Thinking the Float Tank – Friday, August 25, 2023 (Day 2)

Seven Meditations on a First Distinction while Floating in the Tank

Speaker Bio:

Margaretha Hendrickx is an independent scholar with a background in agricultural engineering (Ir., State University of Gent, Belgium, 1987), molecular genetics (M.Sc., Purdue University, USA, 1991) and strategic management (Ph.D., Purdue University, USA, 2003). She hosts and administers the website www.ourkarlpopper.net. Currently, she is studying how human beings have been studying and (especially) reflecting on the human art of experimenting with schemas of distinctions since time immemorial, with a special emphasis on the work of Aristotle,Victoria Welby, John Dewey, Karl Popper and George Spencer-Brown. Her most recent publication, Revisiting one’s engagement with Aristotle’s triangle of reference, will appear in the upcoming 2023 issue of Athanor, Hope as a Sign.

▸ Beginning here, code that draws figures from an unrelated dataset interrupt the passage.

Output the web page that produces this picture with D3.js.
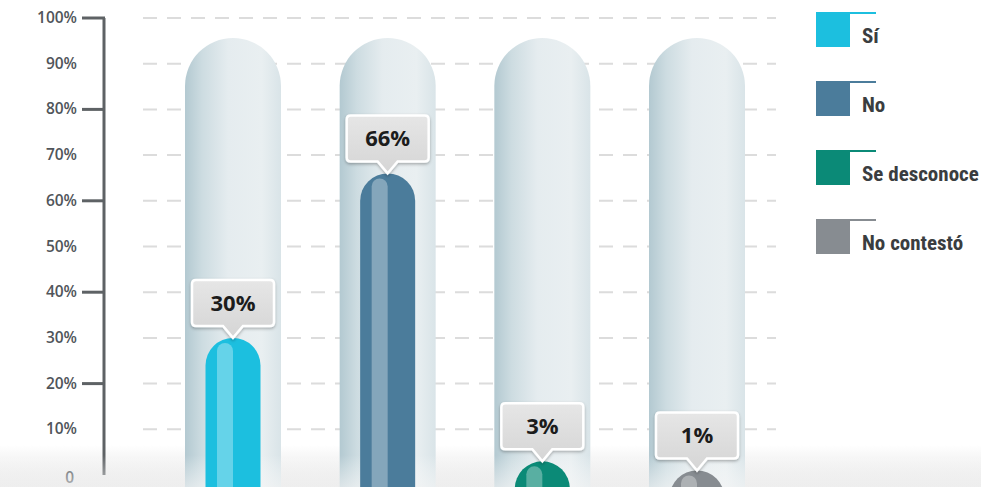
<!DOCTYPE html>
<html><head><meta charset="utf-8">
<script src="https://cdn.jsdelivr.net/npm/d3@7"></script>
<style>
html,body{margin:0;padding:0;background:#fff;}
svg{display:block;}
</style></head>
<body>
<svg id="chart" width="981" height="487"></svg>
<script>
const categories = ["Sí", "No", "Se desconoce", "No contestó"];
const values = [30, 66, 3, 1];
const colors = ["#1cbfdf", "#4b7c9b", "#0b8a77", "#878c91"];
const tickValues = [0,10,20,30,40,50,60,70,80,90,100];
const majorTicks = [20,40,60,80,100];
const tickLabels = ["0","10%","20%","30%","40%","50%","60%","70%","80%","90%","100%"];

const svg = d3.select("#chart");
const W = 981, H = 487;
const y = d3.scaleLinear().domain([0,100]).range([475,18]);
const x = d3.scalePoint().domain(categories).range([233,697]);

const defs = svg.append("defs");
const tg = defs.append("linearGradient").attr("id","tube").attr("x1","0").attr("x2","1").attr("y1","0").attr("y2","0");
[["0","#b3c9d1"],["0.18","#cddce1"],["0.45","#e5ecef"],["0.8","#e9eff1"],["1","#d9e4e8"]].forEach(s=>tg.append("stop").attr("offset",s[0]).attr("stop-color",s[1]));
const bg = defs.append("linearGradient").attr("id","floor").attr("x1","0").attr("x2","0").attr("y1","0").attr("y2","1");
bg.append("stop").attr("offset","0").attr("stop-color","#ffffff");
bg.append("stop").attr("offset","1").attr("stop-color","#e2e2e2");
const lg = defs.append("linearGradient").attr("id","lbl").attr("x1","0").attr("x2","0").attr("y1","0").attr("y2","1");
lg.append("stop").attr("offset","0").attr("stop-color","#e6e6e6");
lg.append("stop").attr("offset","1").attr("stop-color","#d5d5d5");
const fade = defs.append("linearGradient").attr("id","fade").attr("x1","0").attr("x2","0").attr("y1","0").attr("y2","1");
fade.append("stop").attr("offset","0").attr("stop-color","#ffffff").attr("stop-opacity",0);
fade.append("stop").attr("offset","1").attr("stop-color","#f6f6f6").attr("stop-opacity",0.6);
const sh = defs.append("filter").attr("id","shadow").attr("x","-20%").attr("y","-20%").attr("width","140%").attr("height","150%");
sh.append("feDropShadow").attr("dx",0).attr("dy",1.5).attr("stdDeviation",1.5).attr("flood-color","#000").attr("flood-opacity",0.3);

// floor band
svg.append("rect").attr("x",0).attr("y",445).attr("width",W).attr("height",H-445).attr("fill","url(#floor)");

// gridlines
svg.append("g").selectAll("line").data(tickValues.filter(d=>d>0)).join("line")
  .attr("x1",143).attr("x2",776).attr("y1",d=>y(d)).attr("y2",d=>y(d))
  .attr("stroke","#dcdcdc").attr("stroke-width",2).attr("stroke-dasharray","14,10");

// axis
const ax = svg.append("g");
ax.append("line").attr("x1",104).attr("x2",104).attr("y1",y(100)).attr("y2",y(0)).attr("stroke","#5e6265").attr("stroke-width",3);
ax.selectAll("line.tk").data(majorTicks).join("line").attr("class","tk")
  .attr("x1",82).attr("x2",105).attr("y1",d=>y(d)).attr("y2",d=>y(d))
  .attr("stroke","#5e6265").attr("stroke-width",3);
ax.selectAll("text").data(tickValues).join("text")
  .attr("x",d=>d===0?74:77).attr("y",d=>d===0?y(0)+8:y(d)+5)
  .attr("text-anchor","end")
  .attr("font-family","'Open Sans', 'DejaVu Sans', sans-serif").attr("font-weight","600").attr("font-size",15.5)
  .attr("fill","#50555a")
  .text((d,i)=>tickLabels[i]);

// tubes
const tubeW = 96, fillW = 55;
const g = svg.append("g");
g.selectAll("rect.tube").data(categories).join("rect").attr("class","tube")
  .attr("x",d=>x(d)-tubeW/2).attr("y",38).attr("width",tubeW).attr("height",520).attr("rx",tubeW/2)
  .attr("fill","url(#tube)");

// bottom fade over tubes (beneath fills)
svg.append("rect").attr("x",0).attr("y",455).attr("width",W).attr("height",32).attr("fill","url(#fade)");

// fills
const data = categories.map((c,i)=>({c, v:values[i], col:colors[i]}));
const fg = svg.append("g");
fg.selectAll("rect.fill").data(data).join("rect").attr("class","fill")
  .attr("x",d=>x(d.c)-fillW/2).attr("y",d=>y(d.v)).attr("width",fillW).attr("height",d=>H+60-y(d.v)).attr("rx",fillW/2)
  .attr("fill",d=>d.col);
// highlight stripe
fg.selectAll("rect.hl").data(data).join("rect").attr("class","hl")
  .attr("x",d=>x(d.c)-16).attr("y",d=>y(d.v)+5).attr("width",16).attr("height",d=>H+60-y(d.v)).attr("rx",8)
  .attr("fill","#ffffff").attr("opacity",0.32);

// callouts
const bw = 82, bh = 46, ph = 12, pw = 10;
const cg = svg.append("g").selectAll("g").data(data).join("g")
  .attr("transform",d=>`translate(${x(d.c)},${y(d.v)})`);
cg.append("path")
  .attr("d",()=>{
    const t=-ph, top=-ph-bh, l=-bw/2, r=bw/2, rr=4;
    return `M0,0 L${-pw},${t} L${l+rr},${t} Q${l},${t} ${l},${t-rr} L${l},${top+rr} Q${l},${top} ${l+rr},${top} L${r-rr},${top} Q${r},${top} ${r},${top+rr} L${r},${t-rr} Q${r},${t} ${r-rr},${t} L${pw},${t} Z`;
  })
  .attr("fill","url(#lbl)").attr("stroke","#ffffff").attr("stroke-width",2.5).attr("filter","url(#shadow)");
cg.append("text").attr("x",0).attr("y",-ph-bh/2+8).attr("text-anchor","middle")
  .attr("font-family","'Open Sans', 'DejaVu Sans', sans-serif").attr("font-weight","700").attr("font-size",22)
  .attr("fill","#1c1c1c").text(d=>d.v+"%");

// legend
const legY = d3.scalePoint().domain(categories).range([12,219]);
const lgG = svg.append("g").selectAll("g").data(data).join("g")
  .attr("transform",d=>`translate(816,${legY(d.c)})`);
lgG.append("rect").attr("width",34).attr("height",35).attr("fill",d=>d.col);
lgG.append("rect").attr("x",34).attr("width",26).attr("height",2).attr("fill",d=>d.col);
lgG.append("text").attr("x",46).attr("y",31)
  .attr("font-family","'Liberation Sans Narrow', 'Roboto Condensed', 'Liberation Sans', sans-serif")
  .attr("font-weight","700").attr("font-size",21).attr("fill","#3a3d40")
  .text(d=>d.c);
</script>
</body></html>
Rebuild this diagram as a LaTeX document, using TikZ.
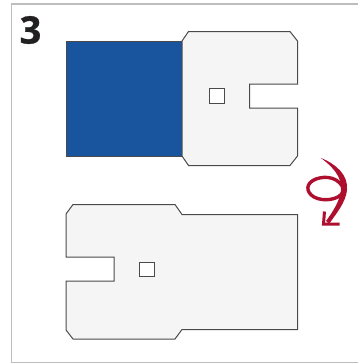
\documentclass[tikz,border=0pt]{standalone}
\usepackage{fontspec}
\setmainfont[BoldFeatures={FakeBold=0.7}]{Open Sans}
\definecolor{frameC}{HTML}{BDBDBF}
\definecolor{blueC}{HTML}{19559E}
\definecolor{sheetC}{HTML}{F5F5F5}
\definecolor{lineC}{HTML}{4A4A4A}
\definecolor{redC}{HTML}{AE0F2E}
\definecolor{digitC}{HTML}{222021}
\tikzset{
  sheet/.style={draw=lineC,fill=sheetC,line width=1pt,line join=miter},
  hole/.style={draw=lineC,fill=white,line width=1pt},
  blueface/.style={draw=lineC,fill=blueC,line width=0.8pt},
  framer/.style={draw=frameC,line width=1.3pt},
  turn/.style={draw=redC,line width=3.4pt,line cap=round,line join=round}
}
\begin{document}
\begin{tikzpicture}[x=1pt,y=-1pt]
\useasboundingbox (0,0) rectangle (358,364);
\draw[framer] (358,4) -- (11.8,4) -- (11.8,362.8) -- (358,362.8);
\node[anchor=center,inner sep=0pt,text=digitC,font=\fontsize{38}{38}\selectfont\bfseries] (num) at (30.5,30) {3};
\draw[blueface] (66.5,41) rectangle (182,156);
\draw[sheet] (182,41) -- (188.5,31.5) -- (290,31.5) -- (297.5,41) -- (297.5,84) -- (249.5,84) -- (249.5,108) -- (297.5,108) -- (297.5,156) -- (290,165.5) -- (188.5,165.5) -- (182,156) -- cycle;
\draw[hole] (209,88.5) rectangle (224,103);
\draw[sheet] (66,214) -- (73,204.5) -- (175,204.5) -- (182,214.5) -- (297.5,214.5) -- (297.5,329.5) -- (182,329.5) -- (175,339) -- (73,339) -- (66,330) -- (66,281) -- (114,281) -- (114,257) -- (66,257) -- cycle;
\draw[hole] (139.5,262) rectangle (154.5,276.5);
\draw[turn] (343,192) .. controls (339,200) and (323,202) .. (314,197) .. controls (305.5,192) and (305.5,183) .. (316,179) .. controls (327,175) and (340,178) .. (344,190);
\fill[redC] (321,158) .. controls (336,164) and (348.5,175) .. (347,190) .. controls (346,202) and (336,214) .. (329,224) -- (326,221) .. controls (332,213) and (340,201) .. (341,190) .. controls (342,177) and (333,167) .. (321,158) -- cycle;
\draw[turn,line width=3pt,line cap=butt,line join=miter] (324.5,211.5) -- (323.5,224) -- (339.5,224);
\end{tikzpicture}
\end{document}
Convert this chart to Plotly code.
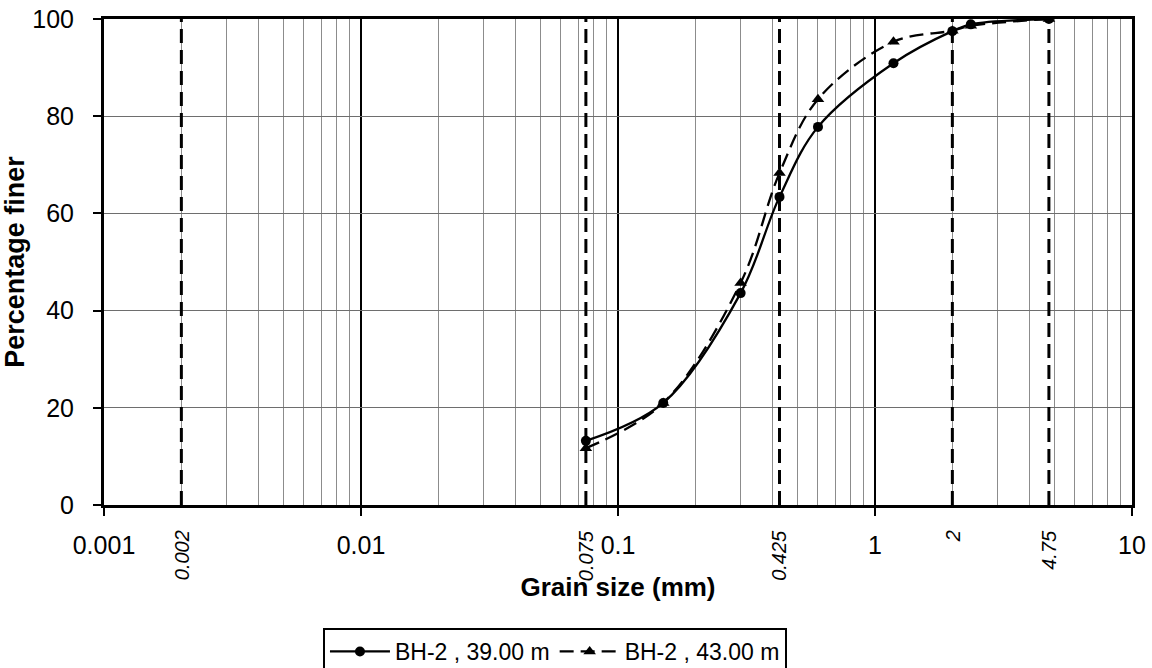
import math
import plotly.graph_objects as go

# Sieve sizes (mm) and percentage passing for each sample
grain_size = [0.075, 0.15, 0.3, 0.425, 0.6, 1.18, 2.0, 2.36, 4.75]
finer_39m = [13.2, 21.0, 43.6, 63.4, 77.8, 90.9, 97.5, 98.9, 100.0]
finer_43m = [11.7, 21.0, 45.7, 68.3, 83.5, 95.3, 97.6, 98.6, 100.0]

# Reference sizes marked with dashed vertical lines
ref_sizes = [0.002, 0.075, 0.425, 2.0, 4.75]
ref_labels = ["0.002", "0.075", "0.425", "2", "4.75"]

x_ticks = [0.001, 0.01, 0.1, 1, 10]
x_tick_text = ["0.001", "0.01", "0.1", "1", "10"]
y_ticks = [0, 20, 40, 60, 80, 100]

FONT = "Liberation Sans, Arial, sans-serif"

fig = go.Figure()

# dashed reference lines, spanning the full height of the plot
for s in ref_sizes:
    fig.add_trace(go.Scatter(
        x=[s, s], y=[0, 100], mode="lines",
        line=dict(color="black", width=3, dash="14px,7px"),
        showlegend=False, hoverinfo="skip",
    ))

fig.add_trace(go.Scatter(
    x=grain_size, y=finer_39m, mode="lines+markers",
    name="BH-2 , 39.00 m",
    line=dict(color="black", width=2.3, shape="spline", smoothing=1),
    marker=dict(symbol="circle", size=10, color="black"),
))
fig.add_trace(go.Scatter(
    x=grain_size, y=finer_43m, mode="lines+markers",
    name="BH-2 , 43.00 m",
    line=dict(color="black", width=2.3, dash="14px,7px", shape="spline", smoothing=1),
    marker=dict(symbol="triangle-up", size=11, color="black"),
))

# rotated labels under the axis for each reference size
for s, lab in zip(ref_sizes, ref_labels):
    fig.add_annotation(
        x=math.log10(s), xref="x", y=-0.047, yref="paper",
        text=lab, textangle=-90, showarrow=False,
        xanchor="center", yanchor="top",
        font=dict(family=FONT, size=20, color="black", style="italic"),
    )

fig.update_layout(
    width=1152, height=668,
    margin=dict(l=104, r=20, t=19, b=163),
    paper_bgcolor="white", plot_bgcolor="white",
    font=dict(family=FONT, color="black"),
    showlegend=True,
    legend=dict(
        orientation="h", xref="paper", yref="container",
        x=0.213, y=1 - 628 / 668, xanchor="left", yanchor="top",
        bordercolor="black", borderwidth=2, bgcolor="white",
        font=dict(family=FONT, size=23, color="black"),
        itemwidth=60,
    ),
)

fig.update_xaxes(
    type="log", range=[-3, 1],
    tickvals=x_ticks, ticktext=x_tick_text,
    tickfont=dict(family=FONT, size=25, color="black"),
    ticks="outside", ticklen=8, tickwidth=2, tickcolor="black",
    ticklabelstandoff=8,
    showgrid=True, gridcolor="black", gridwidth=2,
    minor=dict(dtick="D1", showgrid=True, gridcolor="#8c8c8c", gridwidth=1, ticks=""),
    showline=True, linecolor="black", linewidth=3, mirror=True,
    zeroline=False, automargin=False,
    title=dict(text="<b>Grain size (mm)</b>", standoff=20,
               font=dict(family=FONT, size=26, color="black")),
)
fig.update_yaxes(
    range=[0, 100], tickvals=y_ticks,
    tickfont=dict(family=FONT, size=25, color="black"),
    ticks="outside", ticklen=8, tickwidth=2, tickcolor="black",
    ticklabelstandoff=14,
    showgrid=True, gridcolor="#6e6e6e", gridwidth=1,
    showline=True, linecolor="black", linewidth=3, mirror=True,
    zeroline=False, automargin=False,
    title=dict(text="<b>Percentage finer</b>", standoff=0,
               font=dict(family=FONT, size=27, color="black")),
)

fig.write_html("out.html")
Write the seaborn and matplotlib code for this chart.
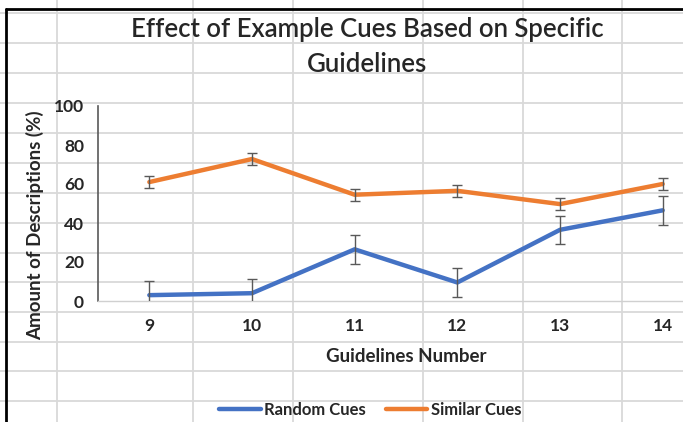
import numpy as np
import pandas as pd
import matplotlib
matplotlib.use("Agg")
import matplotlib.pyplot as plt
import seaborn as sns

# Chart data
guidelines = [9, 10, 11, 12, 13, 14]
random_cues = [3, 4, 26.5, 9.5, 36.5, 46.5]
random_err = [7.3, 7.3, 7.3, 7.3, 7.3, 7.3]
similar_cues = [61, 72.8, 54.5, 56.5, 49.7, 60]
similar_err = [3, 3, 3, 3, 3, 3]
y_ticks = [0, 20, 40, 60, 80, 100]

df = pd.DataFrame({
    "Guideline": guidelines * 2,
    "Value": random_cues + similar_cues,
    "Series": ["Random Cues"] * 6 + ["Similar Cues"] * 6,
})

sns.set_theme(style="white")
plt.rcParams["font.family"] = ["Lato", "DejaVu Sans"]

W, H = 683, 422
fig = plt.figure(figsize=(W / 100, H / 100), dpi=100)

# spreadsheet cells showing behind the transparent chart
bg = fig.add_axes([0, 0, 1, 1], zorder=-5)
bg.set_xlim(0, W)
bg.set_ylim(H, 0)
bg.axis("off")
for x in [57, 193, 293, 423, 523, 622]:
    bg.axvline(x, color="#d9d9d9", lw=1.3)
for y in [13, 43, 73, 103, 133, 163, 193, 223, 253, 282, 312, 342, 371, 401]:
    bg.axhline(y, color="#d9d9d9", lw=1.3)
bg.plot([6, W], [9, 9], color="black", lw=2)
bg.plot([6, 6], [9, H], color="black", lw=2)

ax = fig.add_axes([98 / W, 1 - 301 / H, 616 / W, 195 / H])
ax.patch.set_alpha(0)

palette = {"Random Cues": "#4472C4", "Similar Cues": "#ED7D31"}
sns.lineplot(data=df, x="Guideline", y="Value", hue="Series", palette=palette,
             linewidth=3.2, ax=ax, legend=False, zorder=3)
ax.errorbar(guidelines, random_cues, yerr=random_err, fmt="none",
            ecolor="#595959", elinewidth=1, capsize=3.5, zorder=4)
ax.errorbar(guidelines, similar_cues, yerr=similar_err, fmt="none",
            ecolor="#595959", elinewidth=1, capsize=3.5, zorder=4)

ax.set_xlim(8.5, 14.5)
ax.set_ylim(0, 100)
ax.set_xticks(guidelines)
ax.set_yticks(y_ticks)
ax.tick_params(axis="both", length=0, labelsize=12.5)
ax.tick_params(axis="y", pad=10)
ax.tick_params(axis="x", pad=12)
for lab in ax.get_xticklabels() + ax.get_yticklabels():
    lab.set_fontweight("bold")
    lab.set_color("#262626")

for s in ["top", "right"]:
    ax.spines[s].set_visible(False)
ax.spines["left"].set_color("#595959")
ax.spines["left"].set_linewidth(1.2)
ax.spines["bottom"].set_color("#d0d0d0")
ax.spines["bottom"].set_linewidth(1)

ax.set_xlabel("Guidelines Number", fontsize=13.5, fontweight="bold",
              color="#262626", labelpad=10)
ax.set_ylabel("")
fig.text(35 / W, 1 - 225 / H, "Amount of Descriptions (%)", rotation=90,
         ha="center", va="center", fontsize=13.5, fontweight="bold", color="#262626")

fig.text(367 / W, 1 - 47 / H, "Effect of Example Cues Based on Specific\nGuidelines",
         ha="center", va="center", fontsize=18.5, fontweight="semibold",
         color="#262626", linespacing=1.55)

handles = [plt.Line2D([], [], color=palette[k], lw=3.2) for k in palette]
fig.legend(handles, list(palette), loc="center", ncol=2, frameon=False,
           bbox_to_anchor=(370 / W, 1 - 410 / H), handlelength=2.5,
           columnspacing=1.2, handletextpad=0.2,
           prop={"size": 12, "weight": "bold"})

fig.savefig("out.png", dpi=100)
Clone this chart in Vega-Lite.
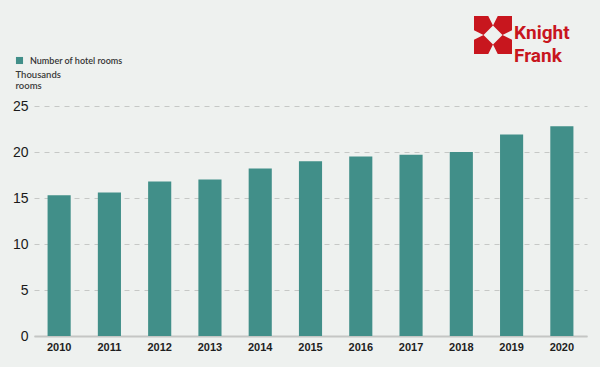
{
  "$schema": "https://vega.github.io/schema/vega-lite/v6.json",
  "width": 553,
  "height": 230,
  "autosize": {"type": "none"},
  "padding": {"left": 34, "top": 106, "right": 13, "bottom": 31},
  "background": "#eef1ef",
  "config": {
    "view": {"stroke": null},
    "font": "Lato"
  },
  "data": {
    "values": [
      {"year": "2010", "rooms": 15.3, "series": "Number of hotel rooms"},
      {"year": "2011", "rooms": 15.6, "series": "Number of hotel rooms"},
      {"year": "2012", "rooms": 16.8, "series": "Number of hotel rooms"},
      {"year": "2013", "rooms": 17.0, "series": "Number of hotel rooms"},
      {"year": "2014", "rooms": 18.2, "series": "Number of hotel rooms"},
      {"year": "2015", "rooms": 19.0, "series": "Number of hotel rooms"},
      {"year": "2016", "rooms": 19.5, "series": "Number of hotel rooms"},
      {"year": "2017", "rooms": 19.7, "series": "Number of hotel rooms"},
      {"year": "2018", "rooms": 20.0, "series": "Number of hotel rooms"},
      {"year": "2019", "rooms": 21.9, "series": "Number of hotel rooms"},
      {"year": "2020", "rooms": 22.8, "series": "Number of hotel rooms"}
    ]
  },
  "encoding": {
    "x": {
      "field": "year",
      "type": "nominal",
      "scale": {"paddingInner": 0.54, "paddingOuter": 0.27},
      "axis": {
        "title": null,
        "labelAngle": 0,
        "labelFont": "Liberation Sans",
        "labelFontSize": 11,
        "labelFontWeight": "bold",
        "labelColor": "#1e1e1e",
        "labelPadding": 5,
        "ticks": false,
        "domainColor": "#c4c6c4",
        "domainWidth": 2,
        "grid": false
      }
    },
    "y": {
      "field": "rooms",
      "type": "quantitative",
      "scale": {"domain": [0, 25], "nice": false},
      "axis": {
        "values": [0, 5, 10, 15, 20, 25],
        "title": ["Thousands", "rooms"],
        "titleAngle": 0,
        "titleAlign": "left",
        "titleBaseline": "top",
        "titleX": -19,
        "titleY": -37,
        "titleFont": "Lato",
        "titleFontSize": 9.5,
        "titleFontWeight": 600,
        "titleColor": "#3a3a3a",
        "titleLineHeight": 11,
        "labelFont": "Liberation Sans",
        "labelFontSize": 14,
        "labelColor": "#1a1a1a",
        "labelPadding": 6,
        "ticks": false,
        "domain": false,
        "grid": true,
        "gridColor": "#c6c8c6",
        "gridDash": [5, 5],
        "gridWidth": 1
      }
    }
  },
  "layer": [
    {
      "mark": {"type": "bar", "color": "#418f89"},
      "encoding": {
        "color": {
          "field": "series",
          "type": "nominal",
          "scale": {"range": ["#418f89"]},
          "legend": {
            "orient": "none",
            "legendX": -19,
            "legendY": -50,
            "title": null,
            "symbolType": "square",
            "symbolSize": 50,
            "symbolStrokeWidth": 0,
            "labelFont": "Lato",
            "labelFontSize": 9,
            "labelColor": "#333333",
            "labelFontWeight": 600,
            "padding": 0,
            "labelOffset": 6
          }
        }
      }
    },
    {
      "mark": {"type": "point", "filled": true, "opacity": 0, "color": "#c8161e"},
      "encoding": {
        "shape": {
          "datum": "logo",
          "scale": {"range": ["M-1,-1L-0.25,-1L0,-0.5L-0.5,0L-1,-0.25Z M1,-1L1,-0.25L0.5,0L0,-0.5L0.25,-1Z M1,1L0.25,1L0,0.5L0.5,0L1,0.25Z M-1,1L-1,0.25L-0.5,0L0,0.5L-0.25,1Z"]},
          "legend": {
            "orient": "none",
            "legendX": 440,
            "legendY": -90,
            "title": ["Knight", "Frank"],
            "titleOrient": "right",
            "titleFont": "Liberation Sans Narrow, Roboto",
            "titleFontSize": 19,
            "titleFontWeight": "bold",
            "titleColor": "#c8161e",
            "titleLineHeight": 23,
            "titleBaseline": "top",
            "titlePadding": 2,
            "padding": 0,
            "symbolSize": 1444,
            "symbolFillColor": "#c8161e",
            "symbolStrokeWidth": 0,
            "symbolOpacity": 1,
            "labelExpr": "''",
            "labelOffset": 0,
            "encode": {"symbols": {"update": {"opacity": {"value": 1}, "fill": {"value": "#c8161e"}}}}
          }
        }
      }
    }
  ]
}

To contact Margaretha, go to:  https://independent.academia.edu/MargarethaHendrickx

Abstract:

When John Lilly built his first isolation tank, one of its purposes was to get a more authentic understanding and experience of pure consciousness. The isolation tank experiment raises all sorts of interesting questions, the most important one of course being, whether it is possible to codify, put into words and share with one another what happens when one’s sensory modality inputs are reduced to a bare minimum. Or, will language inevitably fail us when one attempts to discuss experiences of pure consciousness, irrespective of whether one works with written or spoken language? Is the experience of floating in an isolation tank something that can only be grasped through living it? But before one can even begin discussing this question, one must agree on some minimal shared understanding of what is involved in the phenomenon of consciousness. In my presentation, I propose, following Edmund Husserl and others, to set up consciousness as a process of experimenting with schemas of distinctions, by adding, removing and rearranging distinctions. I then propose and develop a method of communicating that consists of nothing more than the drawing of distinctions (with pen and paper), accompanied by gesturing and the act of finger-pointing (at the distinctions brought into being). I will link this manner of communication with psychoanalysis, gestalt therapy (e.g., Fritz Perls), and the phenomenon of gestalt-switching and identify seven distinctions that may be treated as potential candidates for a so-called first distinction: (a) coming into existence in the womb; (b) being born; (c) like vs. dislike; (d) self vs. other; (e) powerful vs helpless; (f) spoken vs written word; (g) present vs. past/future.